Each entry below should be echoed exactly, with pictures omitted.

## START Given records

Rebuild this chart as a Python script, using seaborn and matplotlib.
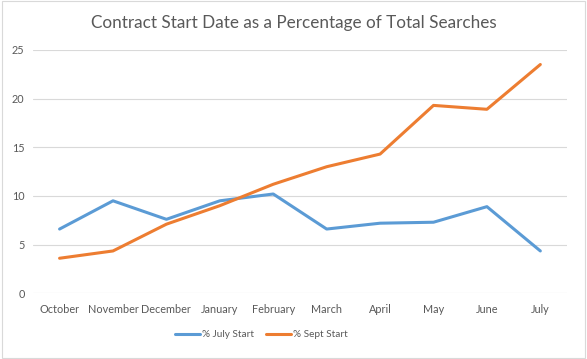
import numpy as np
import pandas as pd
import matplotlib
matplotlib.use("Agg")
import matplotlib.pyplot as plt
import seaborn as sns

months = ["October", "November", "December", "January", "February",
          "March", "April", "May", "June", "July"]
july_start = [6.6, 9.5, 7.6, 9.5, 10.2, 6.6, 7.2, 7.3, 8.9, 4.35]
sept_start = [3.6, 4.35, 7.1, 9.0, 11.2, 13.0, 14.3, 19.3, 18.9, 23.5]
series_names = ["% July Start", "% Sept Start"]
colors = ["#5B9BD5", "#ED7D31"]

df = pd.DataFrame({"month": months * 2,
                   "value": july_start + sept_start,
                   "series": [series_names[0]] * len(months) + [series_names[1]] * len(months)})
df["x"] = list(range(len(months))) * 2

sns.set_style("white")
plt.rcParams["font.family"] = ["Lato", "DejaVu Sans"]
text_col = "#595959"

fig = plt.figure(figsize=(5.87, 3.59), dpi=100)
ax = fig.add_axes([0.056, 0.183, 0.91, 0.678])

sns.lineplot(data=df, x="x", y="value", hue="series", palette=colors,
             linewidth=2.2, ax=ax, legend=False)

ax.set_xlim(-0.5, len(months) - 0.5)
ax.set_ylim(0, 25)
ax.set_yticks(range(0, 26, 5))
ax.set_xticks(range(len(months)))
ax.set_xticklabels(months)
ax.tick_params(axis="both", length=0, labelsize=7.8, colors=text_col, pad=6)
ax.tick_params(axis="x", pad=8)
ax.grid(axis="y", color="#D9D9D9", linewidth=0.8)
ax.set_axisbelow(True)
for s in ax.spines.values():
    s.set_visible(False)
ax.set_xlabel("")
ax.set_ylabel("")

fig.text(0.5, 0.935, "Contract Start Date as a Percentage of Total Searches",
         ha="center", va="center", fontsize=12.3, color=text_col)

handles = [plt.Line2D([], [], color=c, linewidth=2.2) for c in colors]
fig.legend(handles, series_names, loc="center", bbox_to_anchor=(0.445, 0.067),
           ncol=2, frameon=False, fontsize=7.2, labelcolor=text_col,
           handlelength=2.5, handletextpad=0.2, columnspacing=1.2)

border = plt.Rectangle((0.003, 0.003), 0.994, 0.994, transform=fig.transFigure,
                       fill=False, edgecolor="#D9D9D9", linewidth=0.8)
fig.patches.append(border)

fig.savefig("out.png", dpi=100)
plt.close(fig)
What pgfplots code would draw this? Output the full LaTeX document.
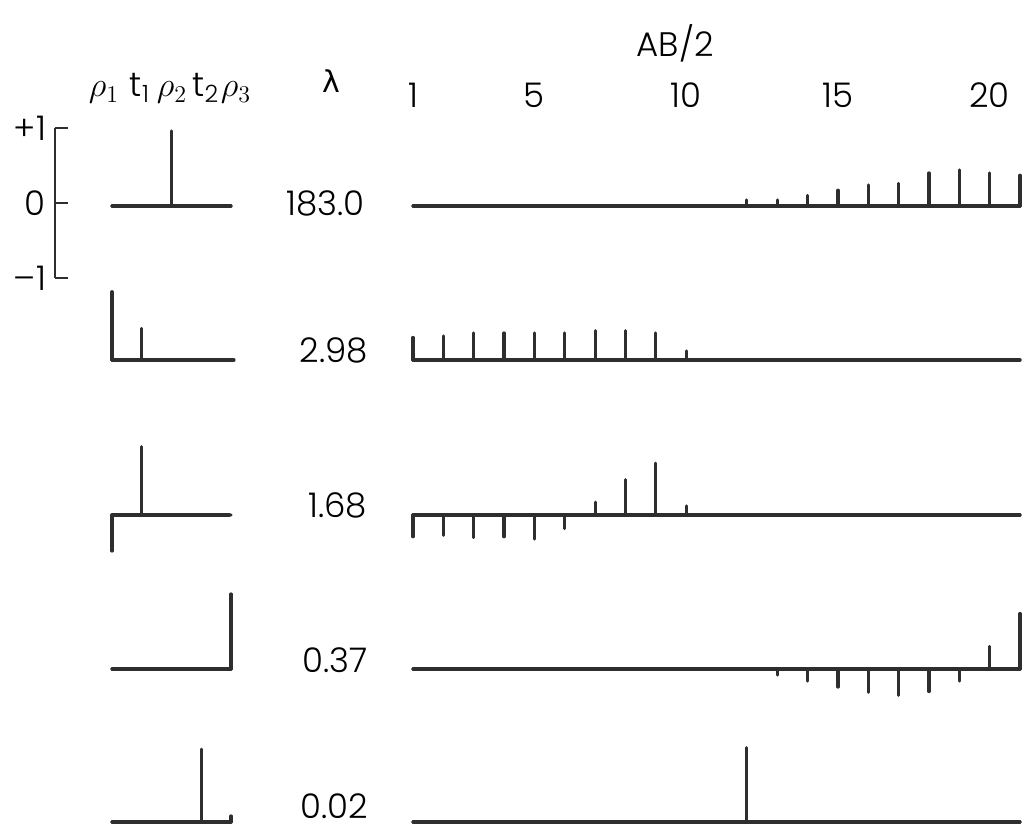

## END Given records

» **In response**
Rebuild this chart as a Python script, using seaborn and matplotlib.
import numpy as np
import pandas as pd
import matplotlib
matplotlib.use("Agg")
import matplotlib.pyplot as plt
import seaborn as sns

months = ["October", "November", "December", "January", "February",
          "March", "April", "May", "June", "July"]
july_start = [6.6, 9.5, 7.6, 9.5, 10.2, 6.6, 7.2, 7.3, 8.9, 4.35]
sept_start = [3.6, 4.35, 7.1, 9.0, 11.2, 13.0, 14.3, 19.3, 18.9, 23.5]
series_names = ["% July Start", "% Sept Start"]
colors = ["#5B9BD5", "#ED7D31"]

df = pd.DataFrame({"month": months * 2,
                   "value": july_start + sept_start,
                   "series": [series_names[0]] * len(months) + [series_names[1]] * len(months)})
df["x"] = list(range(len(months))) * 2

sns.set_style("white")
plt.rcParams["font.family"] = ["Lato", "DejaVu Sans"]
text_col = "#595959"

fig = plt.figure(figsize=(5.87, 3.59), dpi=100)
ax = fig.add_axes([0.056, 0.183, 0.91, 0.678])

sns.lineplot(data=df, x="x", y="value", hue="series", palette=colors,
             linewidth=2.2, ax=ax, legend=False)

ax.set_xlim(-0.5, len(months) - 0.5)
ax.set_ylim(0, 25)
ax.set_yticks(range(0, 26, 5))
ax.set_xticks(range(len(months)))
ax.set_xticklabels(months)
ax.tick_params(axis="both", length=0, labelsize=7.8, colors=text_col, pad=6)
ax.tick_params(axis="x", pad=8)
ax.grid(axis="y", color="#D9D9D9", linewidth=0.8)
ax.set_axisbelow(True)
for s in ax.spines.values():
    s.set_visible(False)
ax.set_xlabel("")
ax.set_ylabel("")

fig.text(0.5, 0.935, "Contract Start Date as a Percentage of Total Searches",
         ha="center", va="center", fontsize=12.3, color=text_col)

handles = [plt.Line2D([], [], color=c, linewidth=2.2) for c in colors]
fig.legend(handles, series_names, loc="center", bbox_to_anchor=(0.445, 0.067),
           ncol=2, frameon=False, fontsize=7.2, labelcolor=text_col,
           handlelength=2.5, handletextpad=0.2, columnspacing=1.2)

border = plt.Rectangle((0.003, 0.003), 0.994, 0.994, transform=fig.transFigure,
                       fill=False, edgecolor="#D9D9D9", linewidth=0.8)
fig.patches.append(border)

fig.savefig("out.png", dpi=100)
plt.close(fig)
What pgfplots code would draw this? Output the full LaTeX document.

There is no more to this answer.